## Begin

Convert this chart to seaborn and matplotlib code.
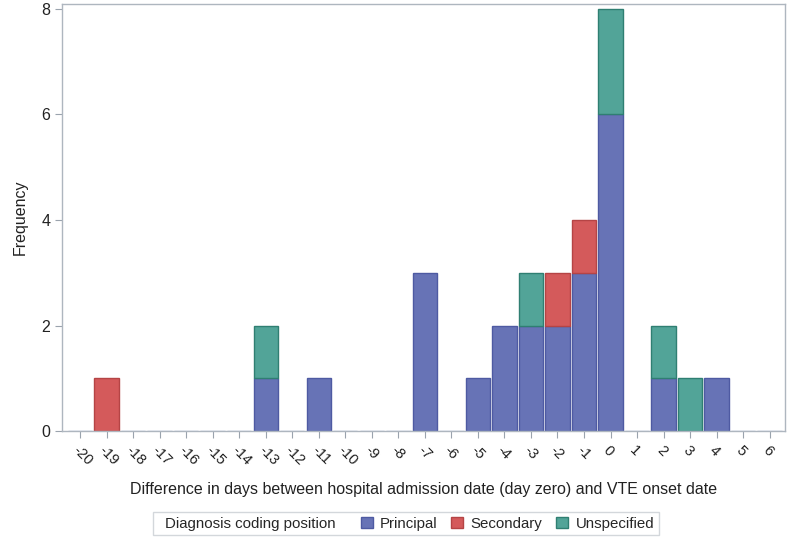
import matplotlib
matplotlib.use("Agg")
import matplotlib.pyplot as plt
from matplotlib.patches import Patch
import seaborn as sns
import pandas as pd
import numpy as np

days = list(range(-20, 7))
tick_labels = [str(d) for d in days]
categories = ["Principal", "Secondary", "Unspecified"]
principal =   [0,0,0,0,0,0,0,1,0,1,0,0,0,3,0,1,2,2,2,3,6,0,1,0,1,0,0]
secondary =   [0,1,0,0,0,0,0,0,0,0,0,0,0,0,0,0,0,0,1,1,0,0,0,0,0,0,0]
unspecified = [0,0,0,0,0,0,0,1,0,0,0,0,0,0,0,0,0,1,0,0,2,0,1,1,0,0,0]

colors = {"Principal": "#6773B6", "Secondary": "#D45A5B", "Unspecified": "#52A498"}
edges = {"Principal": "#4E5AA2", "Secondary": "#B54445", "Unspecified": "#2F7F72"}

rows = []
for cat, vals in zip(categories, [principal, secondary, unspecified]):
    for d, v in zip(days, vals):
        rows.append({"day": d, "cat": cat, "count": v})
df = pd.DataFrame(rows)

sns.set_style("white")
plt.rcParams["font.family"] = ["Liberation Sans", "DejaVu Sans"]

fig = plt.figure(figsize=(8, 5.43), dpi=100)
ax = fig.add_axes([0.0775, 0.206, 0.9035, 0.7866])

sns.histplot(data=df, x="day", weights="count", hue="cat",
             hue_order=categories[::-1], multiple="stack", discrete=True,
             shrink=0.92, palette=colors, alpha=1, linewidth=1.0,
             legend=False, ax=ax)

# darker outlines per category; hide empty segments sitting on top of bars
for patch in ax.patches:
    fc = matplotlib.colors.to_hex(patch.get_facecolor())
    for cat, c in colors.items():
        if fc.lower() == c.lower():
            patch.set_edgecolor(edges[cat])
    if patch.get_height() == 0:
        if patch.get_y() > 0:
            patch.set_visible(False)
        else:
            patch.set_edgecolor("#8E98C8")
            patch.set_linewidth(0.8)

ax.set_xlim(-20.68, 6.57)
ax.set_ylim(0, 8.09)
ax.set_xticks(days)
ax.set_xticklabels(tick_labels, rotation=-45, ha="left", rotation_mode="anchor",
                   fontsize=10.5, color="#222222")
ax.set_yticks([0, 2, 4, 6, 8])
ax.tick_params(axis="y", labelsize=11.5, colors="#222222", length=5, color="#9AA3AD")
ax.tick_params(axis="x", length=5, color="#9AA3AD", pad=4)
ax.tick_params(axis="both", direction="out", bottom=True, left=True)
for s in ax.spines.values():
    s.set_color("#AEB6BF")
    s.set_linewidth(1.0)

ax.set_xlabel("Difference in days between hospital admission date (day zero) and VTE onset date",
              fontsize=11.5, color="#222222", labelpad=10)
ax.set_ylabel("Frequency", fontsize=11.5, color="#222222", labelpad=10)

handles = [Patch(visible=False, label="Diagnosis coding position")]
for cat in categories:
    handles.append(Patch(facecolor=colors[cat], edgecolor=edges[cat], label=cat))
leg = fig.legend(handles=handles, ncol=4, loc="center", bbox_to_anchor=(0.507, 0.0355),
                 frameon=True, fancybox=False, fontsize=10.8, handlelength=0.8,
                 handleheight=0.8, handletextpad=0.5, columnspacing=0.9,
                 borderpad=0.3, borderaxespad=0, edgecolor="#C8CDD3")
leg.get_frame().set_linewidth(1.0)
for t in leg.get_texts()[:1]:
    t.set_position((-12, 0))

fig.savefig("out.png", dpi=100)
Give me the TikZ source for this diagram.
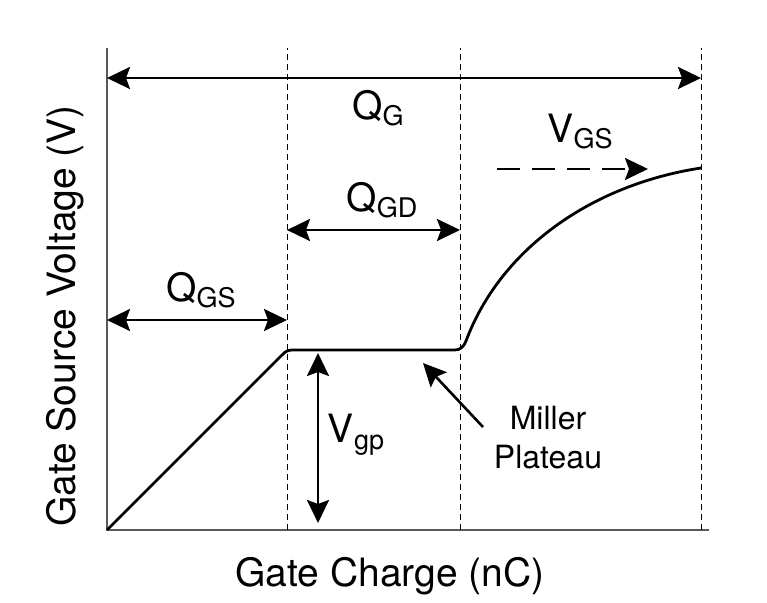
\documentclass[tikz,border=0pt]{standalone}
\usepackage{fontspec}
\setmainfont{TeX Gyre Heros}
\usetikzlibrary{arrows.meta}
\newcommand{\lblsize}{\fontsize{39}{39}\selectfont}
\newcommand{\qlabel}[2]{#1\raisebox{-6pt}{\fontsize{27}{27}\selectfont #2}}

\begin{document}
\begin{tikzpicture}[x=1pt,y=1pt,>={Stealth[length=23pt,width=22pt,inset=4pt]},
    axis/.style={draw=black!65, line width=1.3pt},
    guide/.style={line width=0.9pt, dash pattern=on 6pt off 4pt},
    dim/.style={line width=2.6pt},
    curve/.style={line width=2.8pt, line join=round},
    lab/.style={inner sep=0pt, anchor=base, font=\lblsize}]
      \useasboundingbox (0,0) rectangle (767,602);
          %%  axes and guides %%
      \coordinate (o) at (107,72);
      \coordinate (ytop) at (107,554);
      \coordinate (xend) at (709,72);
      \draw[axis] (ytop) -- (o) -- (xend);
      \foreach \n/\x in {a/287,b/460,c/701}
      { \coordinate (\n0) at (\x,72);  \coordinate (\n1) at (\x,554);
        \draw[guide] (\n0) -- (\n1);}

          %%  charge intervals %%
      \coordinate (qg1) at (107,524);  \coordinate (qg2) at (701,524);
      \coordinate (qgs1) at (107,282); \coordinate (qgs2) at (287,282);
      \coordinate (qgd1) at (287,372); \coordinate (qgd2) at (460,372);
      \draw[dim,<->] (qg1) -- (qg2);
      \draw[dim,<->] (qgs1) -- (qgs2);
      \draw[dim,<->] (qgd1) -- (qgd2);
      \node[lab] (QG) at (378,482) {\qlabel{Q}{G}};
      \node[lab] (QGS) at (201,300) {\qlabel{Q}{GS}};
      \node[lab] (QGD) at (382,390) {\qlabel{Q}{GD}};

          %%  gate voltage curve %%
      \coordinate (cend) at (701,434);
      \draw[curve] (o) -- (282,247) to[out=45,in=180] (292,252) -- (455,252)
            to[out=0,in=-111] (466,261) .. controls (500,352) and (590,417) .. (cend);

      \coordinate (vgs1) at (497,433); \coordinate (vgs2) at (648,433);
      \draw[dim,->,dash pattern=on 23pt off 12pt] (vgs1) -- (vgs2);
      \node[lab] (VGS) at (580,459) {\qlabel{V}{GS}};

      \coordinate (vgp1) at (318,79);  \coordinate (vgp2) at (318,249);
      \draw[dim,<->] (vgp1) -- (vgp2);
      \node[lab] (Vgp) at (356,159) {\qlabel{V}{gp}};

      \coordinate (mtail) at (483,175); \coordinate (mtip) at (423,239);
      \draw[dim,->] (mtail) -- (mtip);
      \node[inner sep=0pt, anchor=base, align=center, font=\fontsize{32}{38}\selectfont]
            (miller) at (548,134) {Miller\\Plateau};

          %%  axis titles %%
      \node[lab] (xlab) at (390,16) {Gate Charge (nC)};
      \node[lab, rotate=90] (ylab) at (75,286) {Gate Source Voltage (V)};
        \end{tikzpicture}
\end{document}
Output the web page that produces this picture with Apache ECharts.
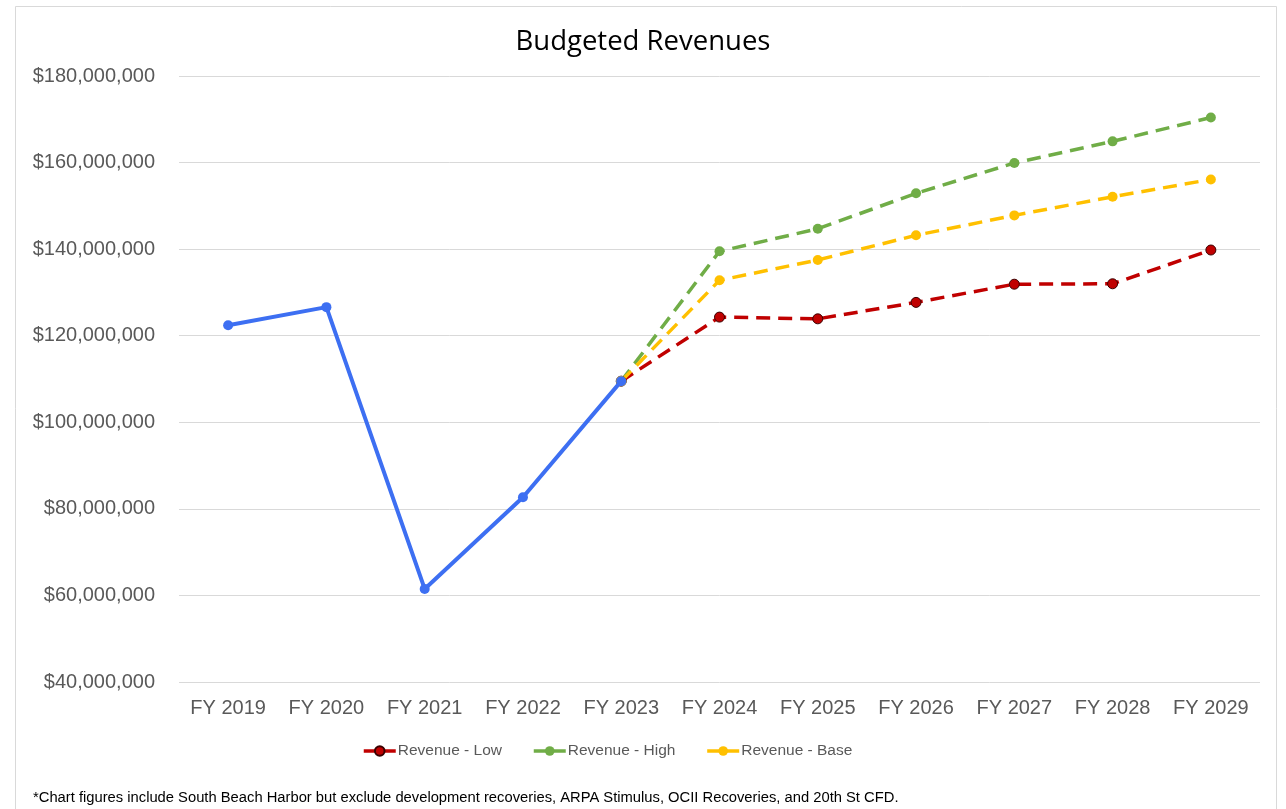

## End

● Goal: Transcribe the full listing character for character. Pictures are excluded.

● Exercise response:
Convert this chart to seaborn and matplotlib code.
import matplotlib
matplotlib.use("Agg")
import matplotlib.pyplot as plt
from matplotlib.patches import Patch
import seaborn as sns
import pandas as pd
import numpy as np

days = list(range(-20, 7))
tick_labels = [str(d) for d in days]
categories = ["Principal", "Secondary", "Unspecified"]
principal =   [0,0,0,0,0,0,0,1,0,1,0,0,0,3,0,1,2,2,2,3,6,0,1,0,1,0,0]
secondary =   [0,1,0,0,0,0,0,0,0,0,0,0,0,0,0,0,0,0,1,1,0,0,0,0,0,0,0]
unspecified = [0,0,0,0,0,0,0,1,0,0,0,0,0,0,0,0,0,1,0,0,2,0,1,1,0,0,0]

colors = {"Principal": "#6773B6", "Secondary": "#D45A5B", "Unspecified": "#52A498"}
edges = {"Principal": "#4E5AA2", "Secondary": "#B54445", "Unspecified": "#2F7F72"}

rows = []
for cat, vals in zip(categories, [principal, secondary, unspecified]):
    for d, v in zip(days, vals):
        rows.append({"day": d, "cat": cat, "count": v})
df = pd.DataFrame(rows)

sns.set_style("white")
plt.rcParams["font.family"] = ["Liberation Sans", "DejaVu Sans"]

fig = plt.figure(figsize=(8, 5.43), dpi=100)
ax = fig.add_axes([0.0775, 0.206, 0.9035, 0.7866])

sns.histplot(data=df, x="day", weights="count", hue="cat",
             hue_order=categories[::-1], multiple="stack", discrete=True,
             shrink=0.92, palette=colors, alpha=1, linewidth=1.0,
             legend=False, ax=ax)

# darker outlines per category; hide empty segments sitting on top of bars
for patch in ax.patches:
    fc = matplotlib.colors.to_hex(patch.get_facecolor())
    for cat, c in colors.items():
        if fc.lower() == c.lower():
            patch.set_edgecolor(edges[cat])
    if patch.get_height() == 0:
        if patch.get_y() > 0:
            patch.set_visible(False)
        else:
            patch.set_edgecolor("#8E98C8")
            patch.set_linewidth(0.8)

ax.set_xlim(-20.68, 6.57)
ax.set_ylim(0, 8.09)
ax.set_xticks(days)
ax.set_xticklabels(tick_labels, rotation=-45, ha="left", rotation_mode="anchor",
                   fontsize=10.5, color="#222222")
ax.set_yticks([0, 2, 4, 6, 8])
ax.tick_params(axis="y", labelsize=11.5, colors="#222222", length=5, color="#9AA3AD")
ax.tick_params(axis="x", length=5, color="#9AA3AD", pad=4)
ax.tick_params(axis="both", direction="out", bottom=True, left=True)
for s in ax.spines.values():
    s.set_color("#AEB6BF")
    s.set_linewidth(1.0)

ax.set_xlabel("Difference in days between hospital admission date (day zero) and VTE onset date",
              fontsize=11.5, color="#222222", labelpad=10)
ax.set_ylabel("Frequency", fontsize=11.5, color="#222222", labelpad=10)

handles = [Patch(visible=False, label="Diagnosis coding position")]
for cat in categories:
    handles.append(Patch(facecolor=colors[cat], edgecolor=edges[cat], label=cat))
leg = fig.legend(handles=handles, ncol=4, loc="center", bbox_to_anchor=(0.507, 0.0355),
                 frameon=True, fancybox=False, fontsize=10.8, handlelength=0.8,
                 handleheight=0.8, handletextpad=0.5, columnspacing=0.9,
                 borderpad=0.3, borderaxespad=0, edgecolor="#C8CDD3")
leg.get_frame().set_linewidth(1.0)
for t in leg.get_texts()[:1]:
    t.set_position((-12, 0))

fig.savefig("out.png", dpi=100)
Give me the TikZ source for this diagram.
\documentclass[tikz,border=0pt]{standalone}
\usepackage{fontspec}
\setmainfont{TeX Gyre Heros}
\usetikzlibrary{arrows.meta}
\newcommand{\lblsize}{\fontsize{39}{39}\selectfont}
\newcommand{\qlabel}[2]{#1\raisebox{-6pt}{\fontsize{27}{27}\selectfont #2}}

\begin{document}
\begin{tikzpicture}[x=1pt,y=1pt,>={Stealth[length=23pt,width=22pt,inset=4pt]},
    axis/.style={draw=black!65, line width=1.3pt},
    guide/.style={line width=0.9pt, dash pattern=on 6pt off 4pt},
    dim/.style={line width=2.6pt},
    curve/.style={line width=2.8pt, line join=round},
    lab/.style={inner sep=0pt, anchor=base, font=\lblsize}]
      \useasboundingbox (0,0) rectangle (767,602);
          %%  axes and guides %%
      \coordinate (o) at (107,72);
      \coordinate (ytop) at (107,554);
      \coordinate (xend) at (709,72);
      \draw[axis] (ytop) -- (o) -- (xend);
      \foreach \n/\x in {a/287,b/460,c/701}
      { \coordinate (\n0) at (\x,72);  \coordinate (\n1) at (\x,554);
        \draw[guide] (\n0) -- (\n1);}

          %%  charge intervals %%
      \coordinate (qg1) at (107,524);  \coordinate (qg2) at (701,524);
      \coordinate (qgs1) at (107,282); \coordinate (qgs2) at (287,282);
      \coordinate (qgd1) at (287,372); \coordinate (qgd2) at (460,372);
      \draw[dim,<->] (qg1) -- (qg2);
      \draw[dim,<->] (qgs1) -- (qgs2);
      \draw[dim,<->] (qgd1) -- (qgd2);
      \node[lab] (QG) at (378,482) {\qlabel{Q}{G}};
      \node[lab] (QGS) at (201,300) {\qlabel{Q}{GS}};
      \node[lab] (QGD) at (382,390) {\qlabel{Q}{GD}};

          %%  gate voltage curve %%
      \coordinate (cend) at (701,434);
      \draw[curve] (o) -- (282,247) to[out=45,in=180] (292,252) -- (455,252)
            to[out=0,in=-111] (466,261) .. controls (500,352) and (590,417) .. (cend);

      \coordinate (vgs1) at (497,433); \coordinate (vgs2) at (648,433);
      \draw[dim,->,dash pattern=on 23pt off 12pt] (vgs1) -- (vgs2);
      \node[lab] (VGS) at (580,459) {\qlabel{V}{GS}};

      \coordinate (vgp1) at (318,79);  \coordinate (vgp2) at (318,249);
      \draw[dim,<->] (vgp1) -- (vgp2);
      \node[lab] (Vgp) at (356,159) {\qlabel{V}{gp}};

      \coordinate (mtail) at (483,175); \coordinate (mtip) at (423,239);
      \draw[dim,->] (mtail) -- (mtip);
      \node[inner sep=0pt, anchor=base, align=center, font=\fontsize{32}{38}\selectfont]
            (miller) at (548,134) {Miller\\Plateau};

          %%  axis titles %%
      \node[lab] (xlab) at (390,16) {Gate Charge (nC)};
      \node[lab, rotate=90] (ylab) at (75,286) {Gate Source Voltage (V)};
        \end{tikzpicture}
\end{document}
Output the web page that produces this picture with Apache ECharts.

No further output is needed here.